* **Exercise**
Without the pictures, set down every line of the data exactly.

* **Information supplied**

****

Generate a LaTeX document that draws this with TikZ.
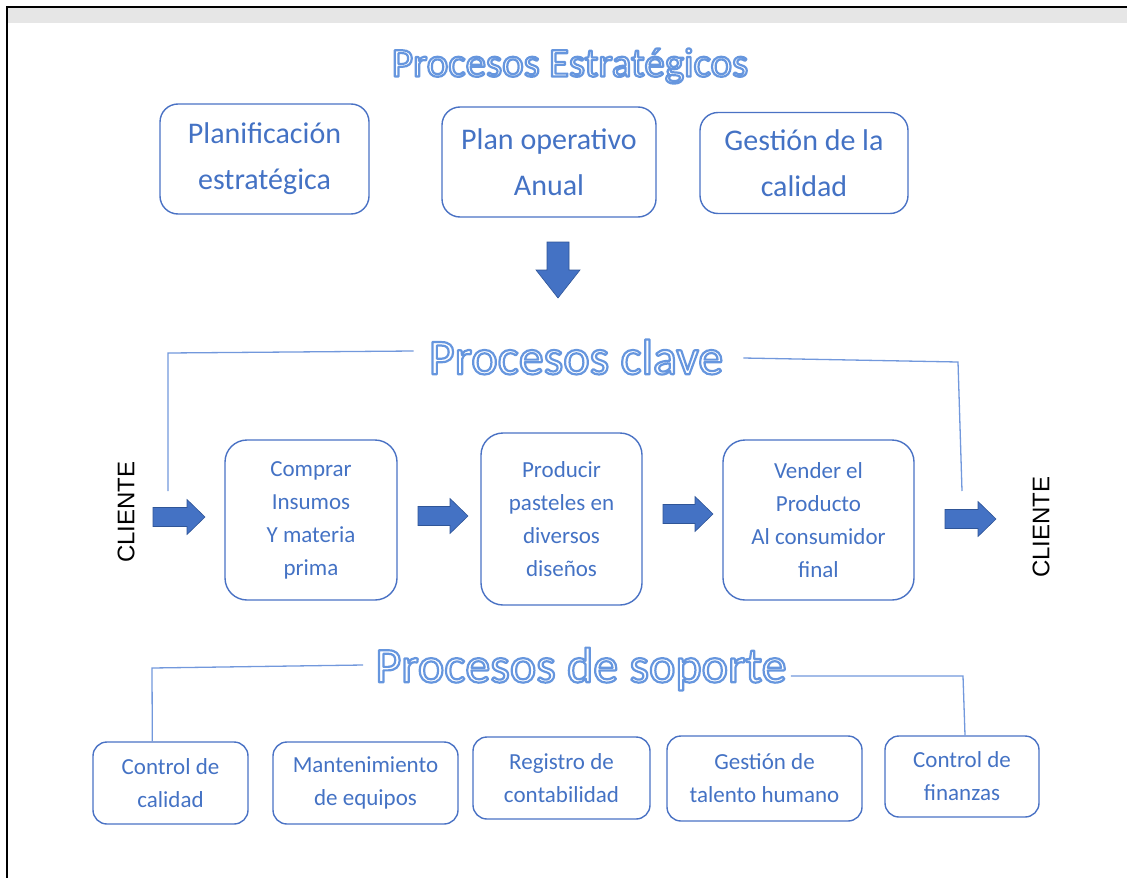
\documentclass[tikz,border=0pt]{standalone}
\usepackage{fontspec}
\setmainfont{Carlito}
\newfontfamily\arialf{Liberation Sans}
\usetikzlibrary{calc}
\definecolor{boxblue}{HTML}{4A72C4}
\definecolor{txtblue}{HTML}{4472C4}
\definecolor{lineblue}{HTML}{7298DC}
\definecolor{arrfill}{HTML}{4472C4}
\definecolor{arrdraw}{HTML}{2F5597}
\definecolor{stripgray}{HTML}{E6E6E6}
\tikzset{
  titlefont/.style={font=\fontsize{#1}{#1}\selectfont, inner sep=0pt, text=white},
  topbox/.style={draw=boxblue, line width=1.4pt, rounded corners=18pt, text=txtblue, align=center,
    font=\fontsize{30}{46}\selectfont, inner sep=0pt},
  keybox/.style={draw=boxblue, line width=1.4pt, rounded corners=22pt, text=txtblue, align=center,
    font=\fontsize{23}{33}\selectfont, inner sep=0pt},
  supbox/.style={draw=boxblue, line width=1.4pt, rounded corners=14pt, text=txtblue, align=center,
    font=\fontsize{23}{33}\selectfont, inner sep=0pt},
  conn/.style={draw=lineblue, line width=1.3pt},
  blockarr/.style={fill=arrfill, draw=arrdraw, line width=0.6pt},
  clientlbl/.style={rotate=90, font=\arialf\fontsize{24}{24}\selectfont, text=black, inner sep=0pt}
}
% outlined (hollow) title text: white fill, blue stroke
\newcommand\outlinetxt[1]{%
  \special{pdf:literal direct 0.40 0.59 0.87 RG 2.2 w 1 j 2 Tr}#1\special{pdf:literal direct 0 Tr}}
% right block arrow: x start, x end, y centre
\newcommand\rightblock[3]{%
  \path[blockarr] (#1,#3-9.5) -- (#2-18,#3-9.5) -- (#2-18,#3-17.5) -- (#2,#3)
    -- (#2-18,#3+17.5) -- (#2-18,#3+9.5) -- (#1,#3+9.5) -- cycle;}
\begin{document}
\begin{tikzpicture}[x=1pt,y=-1pt]
\useasboundingbox (0,0) rectangle (1127,878);
% frame
\fill[stripgray] (8,8) rectangle (1127,23);
\draw[line width=2pt] (7,878) -- (7,7) -- (1127,7);

% titles
\node[titlefont=41] (tstrat) at (570,66) {\outlinetxt{Procesos Estratégicos}};
\node[titlefont=50] (tclave) at (576,357) {\outlinetxt{Procesos clave}};
\node[titlefont=50] (tsop) at (581,669) {\outlinetxt{Procesos de soporte}};

% strategic boxes
\node[topbox, minimum width=209pt, minimum height=110pt] (p1) at (264.5,159) {Planificación\\estratégica};
\node[topbox, minimum width=214pt, minimum height=110pt] (p2) at (549,162) {Plan operativo\\Anual};
\node[topbox, minimum width=208pt, minimum height=101pt] (p3) at (804,163) {Gestión de la\\calidad};

% down arrow
\path[blockarr] (547,242) -- (569,242) -- (569,270) -- (580,270) -- (558,298) -- (536,270) -- (547,270) -- cycle;

% key boxes
\node[keybox, minimum width=172pt, minimum height=160pt] (k1) at (311,520) {Comprar\\Insumos\\ Y materia\\prima};
\node[keybox, minimum width=161pt, minimum height=172pt] (k2) at (561.5,519) {Producir\\pasteles en\\diversos\\diseños};
\node[keybox, minimum width=191pt, minimum height=160pt] (k3) at (818.5,520) {Vender el\\Producto\\Al consumidor\\final};

% clients
\node[clientlbl] (c1) at (126,512) {CLIENTE};
\node[clientlbl] (c2) at (1041,527) {CLIENTE};

% block arrows
\rightblock{153}{205}{517}
\rightblock{418}{468}{516}
\rightblock{663}{713}{514}
\rightblock{945}{996}{519}

% key connectors
\coordinate (kl0) at (168,491);
\coordinate (kl1) at (168,353);
\coordinate (kl2) at ($(tclave.west)+(-15,-6)$);
\draw[conn] (kl0) -- (kl1) -- (kl2);
\coordinate (kr0) at ($(tclave.east)+(20,1)$);
\coordinate (kr1) at (958,362);
\coordinate (kr2) at (962,491);
\draw[conn] (kr0) -- (kr1) -- (kr2);

% support boxes
\node[supbox, minimum width=155pt, minimum height=82pt] (s1) at (170.5,783) {Control de\\calidad};
\node[supbox, minimum width=185pt, minimum height=82pt] (s2) at (365.5,783) {Mantenimiento\\de equipos};
\node[supbox, minimum width=177pt, minimum height=82pt] (s3) at (561.5,778) {Registro de\\contabilidad};
\node[supbox, minimum width=195pt, minimum height=85pt] (s4) at (764.5,778.5) {Gestión de\\talento humano};
\node[supbox, minimum width=154pt, minimum height=81pt] (s5) at (962,776.5) {Control de\\finanzas};

% support connectors
\coordinate (sl0) at ($(s1.north west)+(60,0)$);
\coordinate (sl1) at (152,668);
\coordinate (sl2) at ($(tsop.west)+(-12,-4)$);
\draw[conn] (sl0) -- (sl1) -- (sl2);
\coordinate (sr0) at ($(tsop.east)+(4,7)$);
\coordinate (sr1) at (963,676);
\draw[conn] (sr0) -- (sr1) -- ($(s5.north)+(3,0)$);
\end{tikzpicture}
\end{document}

****

* **Written response**
Generate a LaTeX document that draws this with TikZ.
\documentclass[tikz,border=0pt]{standalone}
\usepackage{fontspec}
\setmainfont{Carlito}
\newfontfamily\arialf{Liberation Sans}
\usetikzlibrary{calc}
\definecolor{boxblue}{HTML}{4A72C4}
\definecolor{txtblue}{HTML}{4472C4}
\definecolor{lineblue}{HTML}{7298DC}
\definecolor{arrfill}{HTML}{4472C4}
\definecolor{arrdraw}{HTML}{2F5597}
\definecolor{stripgray}{HTML}{E6E6E6}
\tikzset{
  titlefont/.style={font=\fontsize{#1}{#1}\selectfont, inner sep=0pt, text=white},
  topbox/.style={draw=boxblue, line width=1.4pt, rounded corners=18pt, text=txtblue, align=center,
    font=\fontsize{30}{46}\selectfont, inner sep=0pt},
  keybox/.style={draw=boxblue, line width=1.4pt, rounded corners=22pt, text=txtblue, align=center,
    font=\fontsize{23}{33}\selectfont, inner sep=0pt},
  supbox/.style={draw=boxblue, line width=1.4pt, rounded corners=14pt, text=txtblue, align=center,
    font=\fontsize{23}{33}\selectfont, inner sep=0pt},
  conn/.style={draw=lineblue, line width=1.3pt},
  blockarr/.style={fill=arrfill, draw=arrdraw, line width=0.6pt},
  clientlbl/.style={rotate=90, font=\arialf\fontsize{24}{24}\selectfont, text=black, inner sep=0pt}
}
% outlined (hollow) title text: white fill, blue stroke
\newcommand\outlinetxt[1]{%
  \special{pdf:literal direct 0.40 0.59 0.87 RG 2.2 w 1 j 2 Tr}#1\special{pdf:literal direct 0 Tr}}
% right block arrow: x start, x end, y centre
\newcommand\rightblock[3]{%
  \path[blockarr] (#1,#3-9.5) -- (#2-18,#3-9.5) -- (#2-18,#3-17.5) -- (#2,#3)
    -- (#2-18,#3+17.5) -- (#2-18,#3+9.5) -- (#1,#3+9.5) -- cycle;}
\begin{document}
\begin{tikzpicture}[x=1pt,y=-1pt]
\useasboundingbox (0,0) rectangle (1127,878);
% frame
\fill[stripgray] (8,8) rectangle (1127,23);
\draw[line width=2pt] (7,878) -- (7,7) -- (1127,7);

% titles
\node[titlefont=41] (tstrat) at (570,66) {\outlinetxt{Procesos Estratégicos}};
\node[titlefont=50] (tclave) at (576,357) {\outlinetxt{Procesos clave}};
\node[titlefont=50] (tsop) at (581,669) {\outlinetxt{Procesos de soporte}};

% strategic boxes
\node[topbox, minimum width=209pt, minimum height=110pt] (p1) at (264.5,159) {Planificación\\estratégica};
\node[topbox, minimum width=214pt, minimum height=110pt] (p2) at (549,162) {Plan operativo\\Anual};
\node[topbox, minimum width=208pt, minimum height=101pt] (p3) at (804,163) {Gestión de la\\calidad};

% down arrow
\path[blockarr] (547,242) -- (569,242) -- (569,270) -- (580,270) -- (558,298) -- (536,270) -- (547,270) -- cycle;

% key boxes
\node[keybox, minimum width=172pt, minimum height=160pt] (k1) at (311,520) {Comprar\\Insumos\\ Y materia\\prima};
\node[keybox, minimum width=161pt, minimum height=172pt] (k2) at (561.5,519) {Producir\\pasteles en\\diversos\\diseños};
\node[keybox, minimum width=191pt, minimum height=160pt] (k3) at (818.5,520) {Vender el\\Producto\\Al consumidor\\final};

% clients
\node[clientlbl] (c1) at (126,512) {CLIENTE};
\node[clientlbl] (c2) at (1041,527) {CLIENTE};

% block arrows
\rightblock{153}{205}{517}
\rightblock{418}{468}{516}
\rightblock{663}{713}{514}
\rightblock{945}{996}{519}

% key connectors
\coordinate (kl0) at (168,491);
\coordinate (kl1) at (168,353);
\coordinate (kl2) at ($(tclave.west)+(-15,-6)$);
\draw[conn] (kl0) -- (kl1) -- (kl2);
\coordinate (kr0) at ($(tclave.east)+(20,1)$);
\coordinate (kr1) at (958,362);
\coordinate (kr2) at (962,491);
\draw[conn] (kr0) -- (kr1) -- (kr2);

% support boxes
\node[supbox, minimum width=155pt, minimum height=82pt] (s1) at (170.5,783) {Control de\\calidad};
\node[supbox, minimum width=185pt, minimum height=82pt] (s2) at (365.5,783) {Mantenimiento\\de equipos};
\node[supbox, minimum width=177pt, minimum height=82pt] (s3) at (561.5,778) {Registro de\\contabilidad};
\node[supbox, minimum width=195pt, minimum height=85pt] (s4) at (764.5,778.5) {Gestión de\\talento humano};
\node[supbox, minimum width=154pt, minimum height=81pt] (s5) at (962,776.5) {Control de\\finanzas};

% support connectors
\coordinate (sl0) at ($(s1.north west)+(60,0)$);
\coordinate (sl1) at (152,668);
\coordinate (sl2) at ($(tsop.west)+(-12,-4)$);
\draw[conn] (sl0) -- (sl1) -- (sl2);
\coordinate (sr0) at ($(tsop.east)+(4,7)$);
\coordinate (sr1) at (963,676);
\draw[conn] (sr0) -- (sr1) -- ($(s5.north)+(3,0)$);
\end{tikzpicture}
\end{document}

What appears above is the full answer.